Sprenger: Das Handwerk an sich ist schon verbindend. Man kennt sich kollegial, hat gemeinsame Herausforderungen, gemeinsame Traditionen und auch eine Vernetzung, die weit über die fachliche Ebene hinausgeht.

Was sind aus Ihrer Sicht die größten Errungenschaften der Kreishandwerkerschaft?

Sprenger: Das war im Rückblick sicher der gemeinsame Aufbau einer Überbetrieblichen Lehrlingsunterweisung (ÜLU). Die Sicherung des beruflichen Nachwuchses wurde immer wieder flexibel an die Erfordernisse der Zeit angepasst. Und auch diese Flexibilität an sich ist schon eine Errungenschaft.

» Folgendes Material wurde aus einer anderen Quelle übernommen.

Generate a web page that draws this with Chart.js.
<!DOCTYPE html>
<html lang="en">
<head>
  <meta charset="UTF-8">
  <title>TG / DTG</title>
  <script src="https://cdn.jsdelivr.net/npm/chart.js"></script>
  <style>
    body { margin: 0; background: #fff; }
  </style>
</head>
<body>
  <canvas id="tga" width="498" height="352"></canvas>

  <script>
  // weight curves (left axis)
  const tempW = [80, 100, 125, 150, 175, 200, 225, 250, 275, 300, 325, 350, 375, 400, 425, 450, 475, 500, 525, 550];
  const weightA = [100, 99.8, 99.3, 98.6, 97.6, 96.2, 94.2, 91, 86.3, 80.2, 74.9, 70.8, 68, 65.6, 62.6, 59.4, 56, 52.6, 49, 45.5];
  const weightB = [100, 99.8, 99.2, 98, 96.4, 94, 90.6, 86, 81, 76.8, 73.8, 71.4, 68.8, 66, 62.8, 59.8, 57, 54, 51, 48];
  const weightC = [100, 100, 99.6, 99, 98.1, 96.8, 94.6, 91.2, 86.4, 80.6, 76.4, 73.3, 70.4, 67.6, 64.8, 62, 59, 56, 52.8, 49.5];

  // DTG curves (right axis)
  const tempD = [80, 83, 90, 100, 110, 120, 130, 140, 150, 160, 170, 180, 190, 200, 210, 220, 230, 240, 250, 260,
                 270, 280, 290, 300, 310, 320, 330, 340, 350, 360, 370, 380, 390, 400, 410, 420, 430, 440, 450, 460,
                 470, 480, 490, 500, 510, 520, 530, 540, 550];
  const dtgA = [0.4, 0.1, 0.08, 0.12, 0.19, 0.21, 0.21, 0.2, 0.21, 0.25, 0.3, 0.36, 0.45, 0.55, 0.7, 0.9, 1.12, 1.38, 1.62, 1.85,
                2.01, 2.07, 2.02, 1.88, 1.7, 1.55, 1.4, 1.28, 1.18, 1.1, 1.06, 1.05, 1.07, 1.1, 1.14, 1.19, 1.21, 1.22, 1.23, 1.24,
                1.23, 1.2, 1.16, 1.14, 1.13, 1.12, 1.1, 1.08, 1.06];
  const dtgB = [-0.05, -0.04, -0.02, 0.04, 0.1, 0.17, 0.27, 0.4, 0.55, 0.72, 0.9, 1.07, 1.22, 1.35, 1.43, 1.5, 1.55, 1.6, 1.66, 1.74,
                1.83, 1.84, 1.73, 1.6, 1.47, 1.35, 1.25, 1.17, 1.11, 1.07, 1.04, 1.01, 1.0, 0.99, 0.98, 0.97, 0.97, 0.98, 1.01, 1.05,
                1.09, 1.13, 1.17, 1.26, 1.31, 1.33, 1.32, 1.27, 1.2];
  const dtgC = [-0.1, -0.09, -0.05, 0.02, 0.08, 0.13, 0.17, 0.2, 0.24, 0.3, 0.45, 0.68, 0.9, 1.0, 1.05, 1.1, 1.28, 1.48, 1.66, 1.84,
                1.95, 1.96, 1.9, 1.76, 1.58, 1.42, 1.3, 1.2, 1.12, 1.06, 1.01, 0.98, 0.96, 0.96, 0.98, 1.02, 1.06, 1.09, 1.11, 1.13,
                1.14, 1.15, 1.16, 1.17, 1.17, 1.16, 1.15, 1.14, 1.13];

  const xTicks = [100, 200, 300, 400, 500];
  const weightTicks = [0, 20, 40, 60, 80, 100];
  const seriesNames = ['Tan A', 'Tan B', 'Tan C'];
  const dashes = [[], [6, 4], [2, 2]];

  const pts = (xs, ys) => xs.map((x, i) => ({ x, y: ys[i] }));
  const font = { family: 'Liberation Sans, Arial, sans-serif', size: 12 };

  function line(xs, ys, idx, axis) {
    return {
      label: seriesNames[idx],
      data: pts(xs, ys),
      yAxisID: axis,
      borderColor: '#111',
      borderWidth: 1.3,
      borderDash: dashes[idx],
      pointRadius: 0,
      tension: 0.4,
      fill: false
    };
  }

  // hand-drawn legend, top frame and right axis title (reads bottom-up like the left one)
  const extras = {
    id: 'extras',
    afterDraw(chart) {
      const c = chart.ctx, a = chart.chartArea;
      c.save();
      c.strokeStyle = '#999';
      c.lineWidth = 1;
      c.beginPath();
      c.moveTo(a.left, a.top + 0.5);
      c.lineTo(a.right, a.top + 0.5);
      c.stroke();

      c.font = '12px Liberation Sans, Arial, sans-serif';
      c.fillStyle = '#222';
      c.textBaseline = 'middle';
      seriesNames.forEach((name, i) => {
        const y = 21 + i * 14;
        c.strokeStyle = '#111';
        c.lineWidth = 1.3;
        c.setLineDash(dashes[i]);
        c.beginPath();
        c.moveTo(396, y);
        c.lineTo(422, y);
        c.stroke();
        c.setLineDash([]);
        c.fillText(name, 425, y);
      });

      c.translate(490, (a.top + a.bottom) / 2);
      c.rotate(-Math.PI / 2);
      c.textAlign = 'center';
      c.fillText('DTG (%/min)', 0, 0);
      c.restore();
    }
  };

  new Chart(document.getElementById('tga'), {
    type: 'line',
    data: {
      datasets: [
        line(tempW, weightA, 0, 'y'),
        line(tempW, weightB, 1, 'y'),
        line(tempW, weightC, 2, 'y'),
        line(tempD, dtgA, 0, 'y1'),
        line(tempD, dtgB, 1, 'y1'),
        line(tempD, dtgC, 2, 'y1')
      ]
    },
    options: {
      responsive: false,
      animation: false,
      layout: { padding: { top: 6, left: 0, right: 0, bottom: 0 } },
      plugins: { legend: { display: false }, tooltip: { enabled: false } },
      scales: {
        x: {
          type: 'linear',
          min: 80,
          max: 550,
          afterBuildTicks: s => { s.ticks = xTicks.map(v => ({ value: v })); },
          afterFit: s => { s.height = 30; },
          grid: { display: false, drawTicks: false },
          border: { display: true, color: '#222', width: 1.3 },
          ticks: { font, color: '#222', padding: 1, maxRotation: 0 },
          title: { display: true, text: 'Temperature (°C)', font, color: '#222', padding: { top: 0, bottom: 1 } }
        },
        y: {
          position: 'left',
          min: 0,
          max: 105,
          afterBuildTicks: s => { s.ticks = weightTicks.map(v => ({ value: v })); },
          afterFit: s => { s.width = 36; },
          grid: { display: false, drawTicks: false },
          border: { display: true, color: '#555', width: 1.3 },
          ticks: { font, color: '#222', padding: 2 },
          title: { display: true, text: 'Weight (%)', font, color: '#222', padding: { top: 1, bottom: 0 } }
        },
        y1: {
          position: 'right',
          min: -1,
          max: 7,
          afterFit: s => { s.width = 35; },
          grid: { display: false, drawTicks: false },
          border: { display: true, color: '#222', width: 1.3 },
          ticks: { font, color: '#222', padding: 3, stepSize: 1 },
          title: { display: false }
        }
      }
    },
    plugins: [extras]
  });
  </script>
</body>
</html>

Marquardt: Man kann vor unseren Gründungsvätern nur den Hut vorziehen, die damals schon gesehen haben, wie wichtig die Zusammenarbeit der Innungen ist. Die Idee, dass man nur einmal denken muss und das Ergebnis dann für alle Innungen nutzen kann. Das ist eine große Errungenschaft.

Haumann: Für mich ist die größte Errungenschaft, dass die Kreishandwerkerschaft als zentraler Ansprechpartner für Politik und Verwaltung in Handwerksangelegenheiten auftritt. Nicht die einzelne Innung, das einzelne Gewerk oder der einzelne Betrieb muss die Dinge klären, sondern es gibt tatsächlich einen akzeptierten Ansprechpartner.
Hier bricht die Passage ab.